Count the lines below that contain the word "Clone", and report only that number.

## Given information

■ ■ ■ ■

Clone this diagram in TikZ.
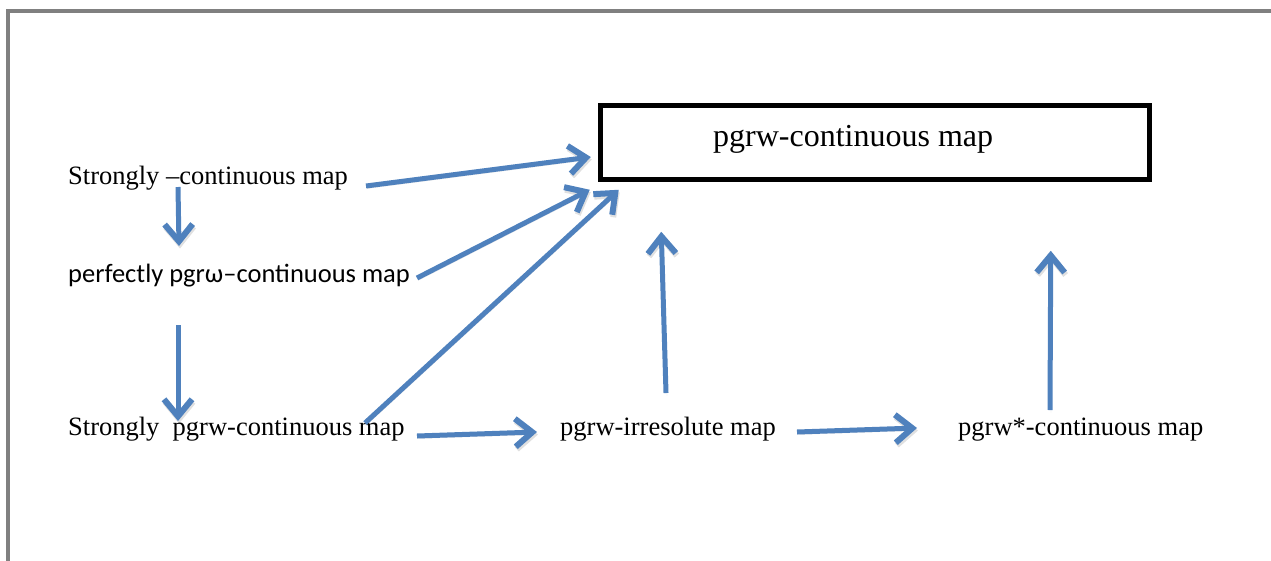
\documentclass[tikz,border=0pt]{standalone}
\usepackage{fontspec}
\setmainfont{Liberation Serif}
\newfontfamily\calibrifont{Carlito}
\usetikzlibrary{arrows.meta,calc}
\definecolor{arrowblue}{HTML}{4F81BD}
\definecolor{framegray}{HTML}{808080}
\begin{document}
\begin{tikzpicture}[x=1pt,y=-1pt,
  lbl/.style={anchor=base west, inner sep=0pt, font=\fontsize{26.5}{30}\selectfont},
  boxlbl/.style={anchor=base west, inner sep=0pt, font=\fontsize{32}{36}\selectfont},
  mainbox/.style={draw=black, line width=5.5pt, minimum width=549pt, minimum height=74pt, inner sep=0pt},
  implies/.style={draw=arrowblue, line width=5pt,
    -{Straight Barb[length=17pt,width=28pt,line width=6pt]},
    preaction={draw=black, opacity=0.12, transform canvas={shift={(1pt,-2.5pt)}}}},
  framerule/.style={draw=framegray, line width=4pt}]
  \useasboundingbox (0,0) rectangle (1271,560);
  % page frame
  \draw[framerule] (8,562) -- (8,10.8) -- (1273,10.8);

  % labels
  \node[lbl] (s1) at (68,184) {Strongly –continuous map};
  \node[lbl, font=\fontsize{26.5}{30}\calibrifont] (pp) at (68,282) {perfectly pgrω–continuous map};
  \node[lbl] (s2) at (68,435) {Strongly\ \ pgrw-continuous map};
  \node[lbl] (ir) at (560,435) {pgrw-irresolute map};
  \node[lbl] (ps) at (958,435) {pgrw*-continuous map};
  \node[mainbox] (P) at (875,142.5) {};
  \node[boxlbl] (pt) at (713,146) {pgrw-continuous map};

  % implications
  \draw[implies] ($(s1.base west)+(298,2)$) -- ($(P.west)+(-7,14.5)$);
  \draw[implies] ($(pp.base west)+(349,-4)$) -- ($(P.south west)+(-8,7.5)$);
  \draw[implies] ($(s2.base west)+(297,-12)$) -- ($(P.south west)+(21,7.5)$);
  \draw[implies] ($(s1.base west)+(110,3)$) -- ($(pp.base west)+(111,-36)$);
  \draw[implies] ($(pp.base west)+(110,43)$) -- ($(s2.base west)+(110,-14)$);
  \draw[implies] ($(s2.base west)+(349,1)$) -- ($(ir.base west)+(-23,-3)$);
  \draw[implies] ($(ir.base west)+(237,-3)$) -- ($(ps.base west)+(-41,-7)$);
  \draw[implies] ($(ir.base west)+(106,-42)$) -- ($(P.south west)+(63.5,49.5)$);
  \draw[implies] ($(ps.base west)+(92,-25)$) -- ($(P.south east)+(-101.5,68.5)$);
\end{tikzpicture}
\end{document}
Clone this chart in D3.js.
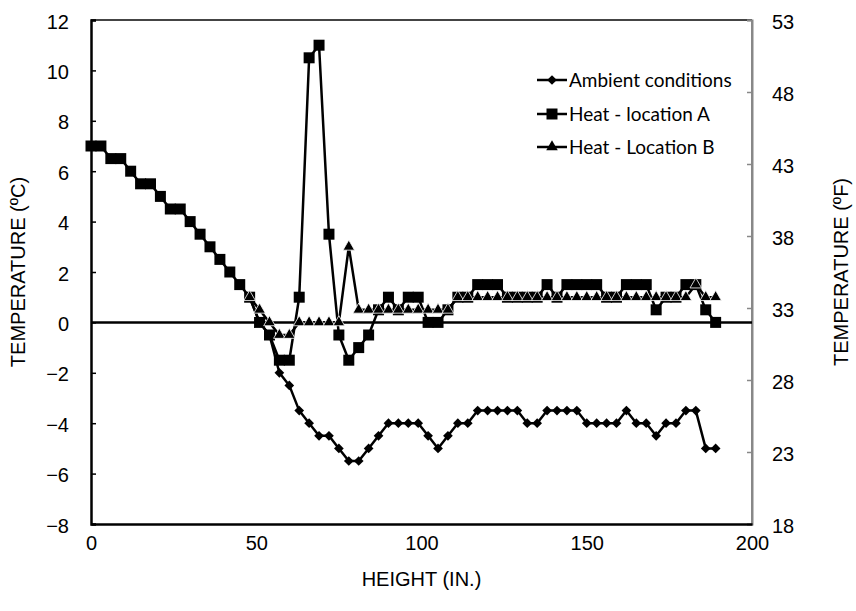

■ ■ ■ ■

## Written solution
2